İklim değişikliğinin de hayvan ve süt üretimine etkisi olduğundan bahseden Müslüm Doğru şöyle konuştu:
“Avrupa’daki kaba yem fiyatları meraların elverişli ve yağışlı olmasından dolayı bizden çok daha düşük. Bizim düzgün meralarımız yok. Kaba yemi biz tarlalarda üretiyoruz. Bu bahsettiğim kaba yem mısır silajı, buğday silajı, yonca, kuru buğday otu gibi otlar oluyor. Bir hayvan günde 50 kilo yem yiyorsa 35 kilosu kaba yemdir. Bu kuraklıktan dolayı bazı bölgelerde kısıtlamaya gidildi. Örneğin Konya Ovası’nda mısır silajı ekimi kısıtlandı.

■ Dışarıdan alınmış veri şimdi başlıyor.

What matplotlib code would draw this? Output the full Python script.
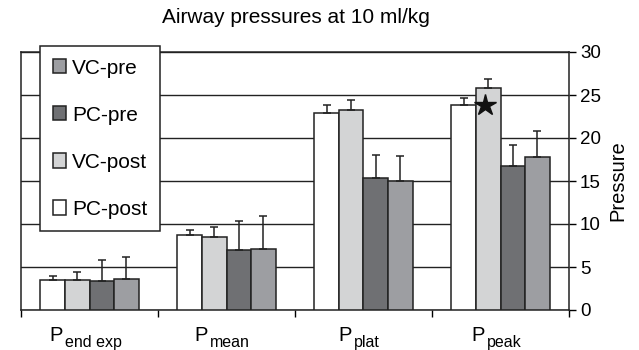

Aynı tarlada 4 kere ürün ekip bunlardan biri mısır silajı olabilir diye bir genelge çıktı. Bu olmaması lazım çünkü üreticiyi hayvancılığa teşvik etmişsiniz, tarlalarda damla sulama yatırımları yapmışsınız ama bir anda mısır silajı yasaklanıyor. Kuraklık var ona göre hareket etmeliyiz ama çiftliklerin ve hayvanların mısır silajı ihtiyacını gidermemiz gerekiyor. Komple yasaklamaktansa daha planlı bir şekilde yapmalıyız. Bakanlığımız da bunun için çalışıyor. Biz de öneri sunduk. Mesela süt hayvancılığı yapıyorsa sağmal başına (sağılır hayvan başına) 1 dekar mısır silajı ekimine izin verilmesi. Ya kendi tarlasına ya da sözleşme veya kiralık olarak anlaşılıp bir yere ekilecek. Bunlara damlama şartı getirilsin gibi önerilerimiz oldu.

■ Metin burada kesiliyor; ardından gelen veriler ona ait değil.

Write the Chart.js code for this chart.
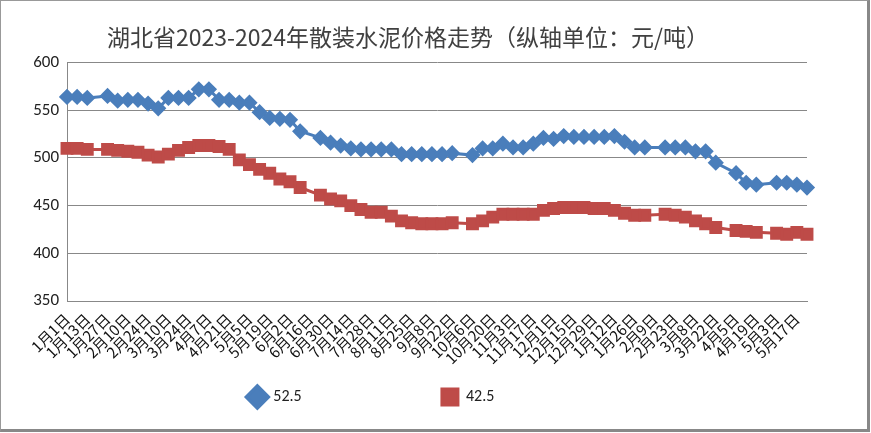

Ayrıca dane mısırı biz ithal edebiliyoruz, her yerden de bulabiliyoruz ama mısır silajını ithal etme şansınız yok. Çünkü o gün yeşil olarak biçiliyor ve çiftliğe götürüp bunu sıkıştırıp paketlemeniz ya da çukura koymanız gerekir. Yani mısır silajı ithalatı teknik olarak mümkün değil ama dane mısır ithalatı yapılabilir.”